Mr. Aryasinha also complained that his government was unaware that Norwegian envoy Jon Hanssen-Bauer had met with the Tamil rebels on Sunday but rejected any conditions offered for reopening the reservoir.

“There can be no negotiations on the water issue,” Mr. Aryasinha said. “The government of Sri Lanka is not aware of what the LTTE has told Mr. Hanssen-Bauer about it.”

Mr. Aryasinha said the government will not back down on future rebel violations of the cease-fire, explaining that earlier decisions by the government not to respond in some cases “have been taken as a sign of weakness” by the rebels.

“The government remains committed to the cease-fire,” he said, “but in instances where the LTTE acts in the manner it did on the Mavil Aru water issue or in seeking to drive out the civilians to take over Muttur, the government will give a robust response.”

Support still strong

Americans still strongly support Israel in the fourth week of its fight to disarm Hezbollah in Lebanon and clearly blame Iran and Syria for manipulating the militants in their goal of crushing the Jewish state, according to a new public opinion poll.

“Despite a series of dramatic events over the past week — the bombing of a civilian apartment building in Qana, a brief cease-fire and an escalation of the ground war by the Israelis — the American public remains strong and stable in its views of the conflict,” said pollster Stan Greenberg, after the results were released on Friday.

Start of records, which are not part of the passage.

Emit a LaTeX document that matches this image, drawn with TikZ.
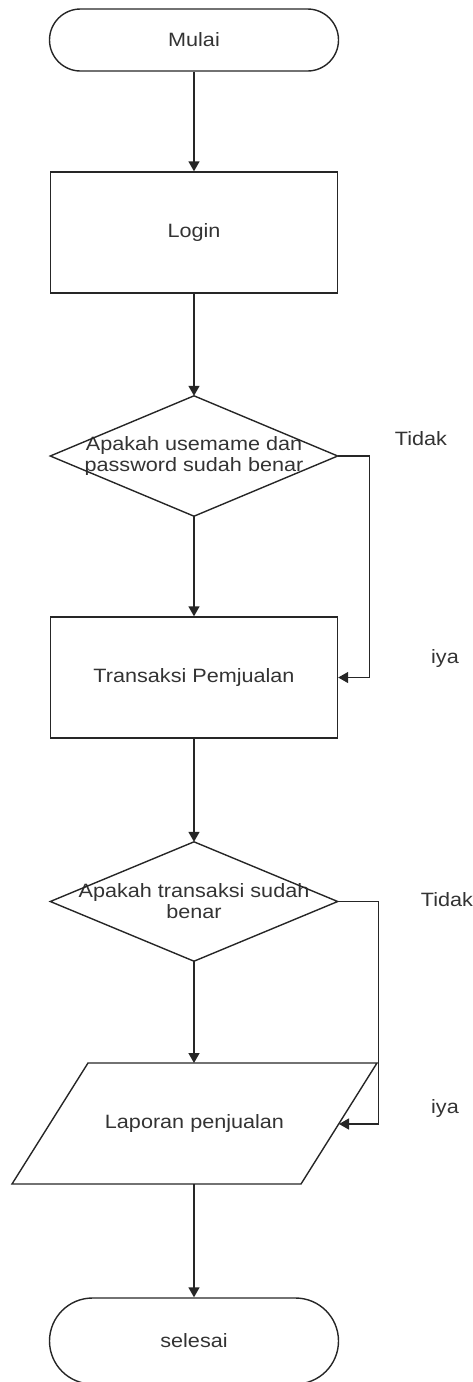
\documentclass[tikz,border=0pt]{standalone}
\usepackage{fontspec}
\setmainfont{Liberation Sans}[FakeStretch=1.12]
\usetikzlibrary{arrows.meta,shapes.misc,calc}
\tikzset{
  x=1pt, y=-1pt,
  line/.style={draw=black!85, line width=1.4pt},
  arr/.style={line, -{Triangle[width=11pt,length=10pt]}},
  txt/.style={text=black!80, font=\fontsize{19.3}{21}\selectfont, align=center, inner sep=0pt},
  term/.style={line, txt, rounded rectangle, minimum width=289pt, inner sep=0pt},
  procbox/.style={line, txt, rectangle, minimum width=287pt},
  holder/.style={txt, rectangle, minimum width=287pt},
  lbl/.style={txt}
}
\begin{document}
\begin{tikzpicture}
\useasboundingbox (0,0) rectangle (473,1382);
% nodes
\node[term, minimum height=62pt] (mulai) at (194,40) {Mulai};
\node[procbox, minimum height=121pt] (login) at (194,232.5) {Login};
\node[holder, minimum height=120pt] (d1) at (194,456) {Apakah usemame dan\\password sudah benar};
\draw[line] (d1.north) -- (d1.east) -- (d1.south) -- (d1.west) -- cycle;
\node[procbox, minimum height=121pt] (trans) at (194,677.5) {Transaksi Pemjualan};
\node[holder, minimum height=119pt] (d2) at (194,901.5) {Apakah transaksi sudah\\benar};
\draw[line] (d2.north) -- (d2.east) -- (d2.south) -- (d2.west) -- cycle;
\node[txt, minimum width=289pt, minimum height=121pt] (lap) at (194.5,1123.5) {Laporan penjualan};
\coordinate (lapTL) at (88,1063);
\coordinate (lapTR) at (377,1063);
\coordinate (lapBR) at (301,1184);
\coordinate (lapBL) at (12,1184);
\draw[line] (lapTL) -- (lapTR) -- (lapBR) -- (lapBL) -- cycle;
\coordinate (lapTop) at (194,1063);
\coordinate (lapBot) at (194,1184);
\coordinate (lapR) at (339,1124);
\node[term, minimum height=86pt] (selesai) at (194,1341) {selesai};
% labels
\node[lbl] (t1) at (421,439) {Tidak};
\node[lbl] (i1) at (445,658) {iya};
\node[lbl] (t2) at (447,900) {Tidak};
\node[lbl] (i2) at (445,1108) {iya};
% connectors
\draw[arr] (mulai.south) -- (login.north);
\draw[arr] (login.south) -- (d1.north);
\draw[arr] (d1.south) -- (trans.north);
\draw[arr] (d1.east) -- ++(32,0) |- (trans.east);
\draw[arr] (trans.south) -- (d2.north);
\draw[arr] (d2.south) -- (lapTop);
\draw[arr] (d2.east) -- ++(41,0) |- (lapR);
\draw[arr] (lapBot) -- (selesai.north);
\end{tikzpicture}
\end{document}
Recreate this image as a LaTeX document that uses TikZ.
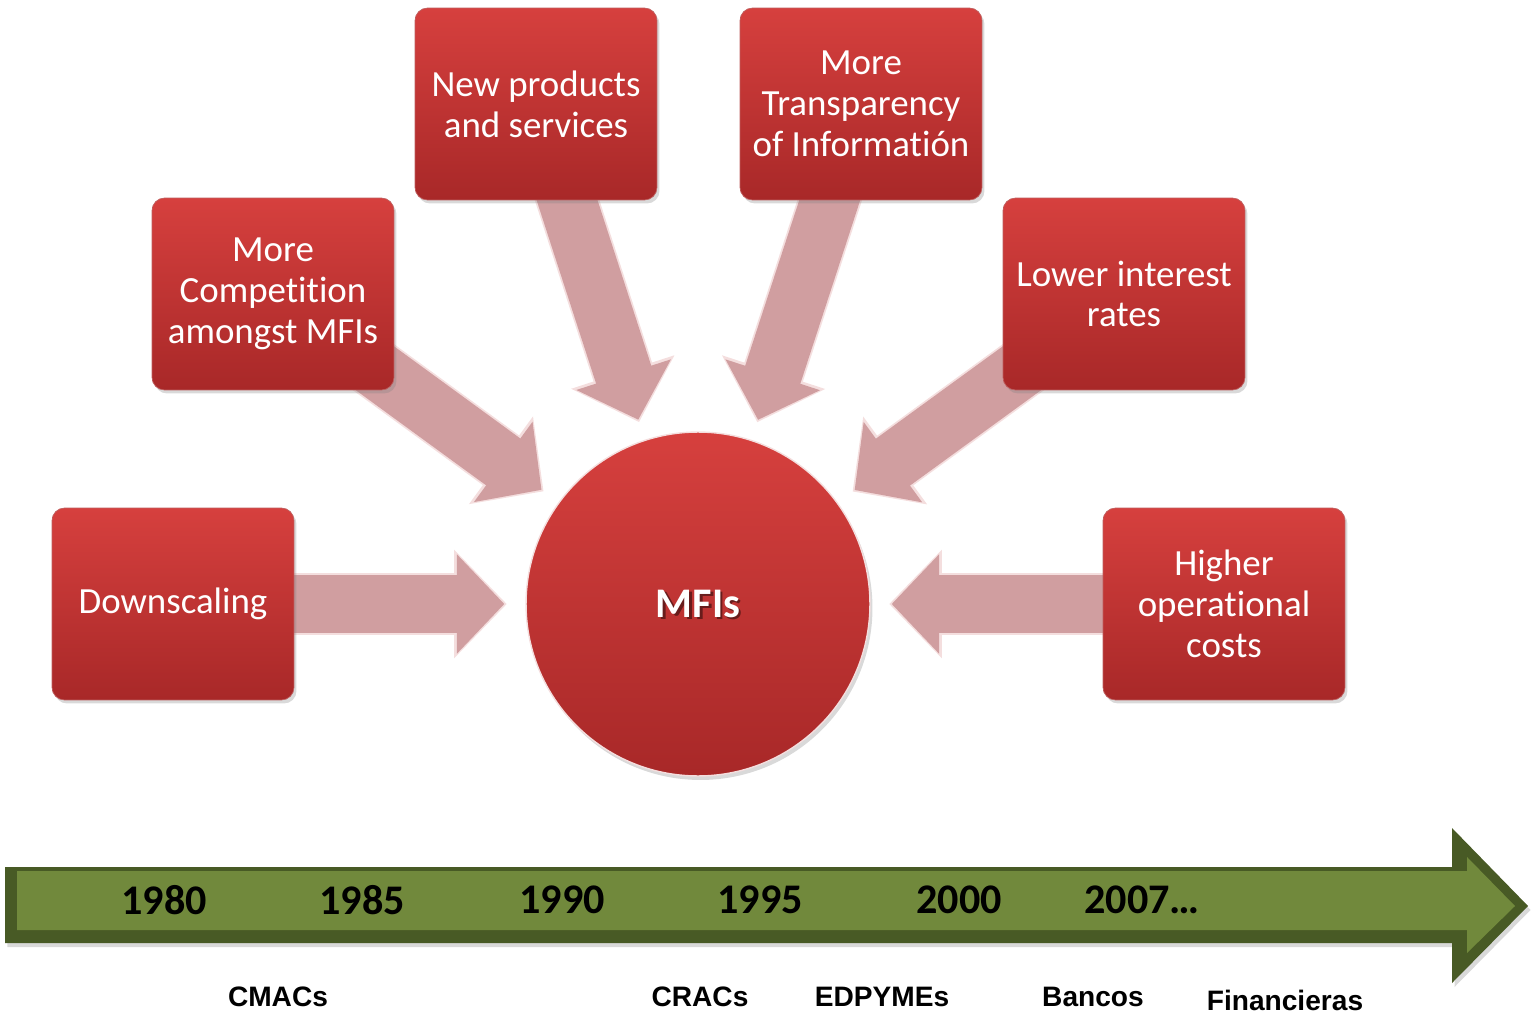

“Americans stand with Israel,” added Jennifer Laszlo Mizrahi, president of the Israel Project, which sponsored the poll. “They understand that both Iran and Syria are backing Hezbollah and that Hezbollah is acting as the proxy for Iran’s and Syria’s ultimate goal of destroying Israel.”

Sixty-seven percent of 850 likely voters surveyed last week agreed that Israel’s actions are justified, while 21 percent disagreed. They said Israel’s conflict was with Hezbollah and not Lebanese civilians by a margin of 68 percent to 21 percent.

In response to a question in which more than one answer was allowed, 56 percent cited Iran and 51 percent Syria as the two sponsors of Hezbollah. Last month, only 38 percent picked Iran and 36 percent cited Syria in response to a similar question.